There's plenty of material explaining the OEE formula itself — Availability × Performance × Quality — but far less on the actual data that formula depends on. Before any of those three numbers can be calculated, specific raw signals have to be captured from the machine, correctly interpreted, and turned into the right inputs. This article is about that data layer: which signals actually matter for OEE, and where each one typically comes from.
Contents:
- Why the signal layer matters more than the formula
- Signals behind Availability
- Signals behind Performance
- Signals behind Quality
- Where these signals actually come from
- Common signal gaps and workarounds
- Frequently asked questions
- Conclusion
Why the signal layer matters more than the formula
The OEE formula itself is simple and well documented — we cover it in full in our complete OEE guide and measuring OEE in practice. What determines whether an OEE number is actually trustworthy has less to do with the formula and much more to do with the quality and completeness of the signals feeding it. Two shops using the identical formula can end up with very different confidence in their OEE numbers depending on whether their run-state detection is accurate, their ideal cycle time is realistic, and their scrap counts are actually captured rather than estimated.
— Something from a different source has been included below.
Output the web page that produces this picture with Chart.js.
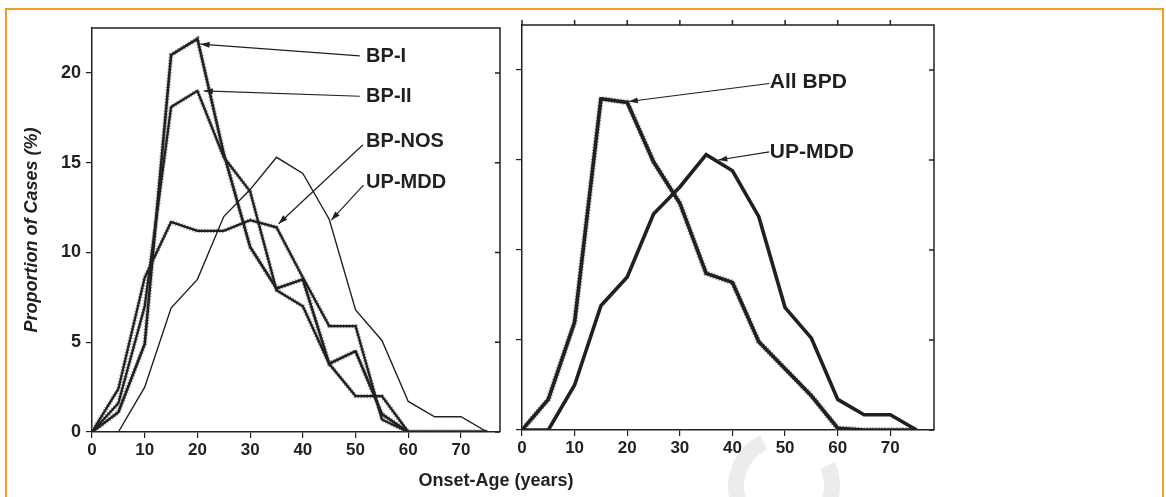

Signals behind Availability
Availability compares actual run time to planned production time, which means it depends on accurately knowing when a machine was genuinely running versus stopped, and why.
| Signal | What it tells you |
|---|---|
| Program/cycle status (running, stopped, held) | The core run/not-running state used to calculate uptime |
| Alarm state and codes | Distinguishes unplanned downtime from planned stops, and can indicate cause |
| Spindle on/off or motion state | A secondary check against program status, useful for catching machines "running" but not actually cutting |
| Operator-logged reason codes | Fills in the "why" behind a stop that machine data alone often can't capture — waiting for material, changeover, tooling issue |
Without reason codes specifically, Availability can tell you a machine was down, but not why — which limits how actionable the number actually is beyond a raw percentage.
Signals behind Performance
Performance compares actual output speed against ideal speed, which depends on accurately capturing how fast the machine actually ran relative to what it should have.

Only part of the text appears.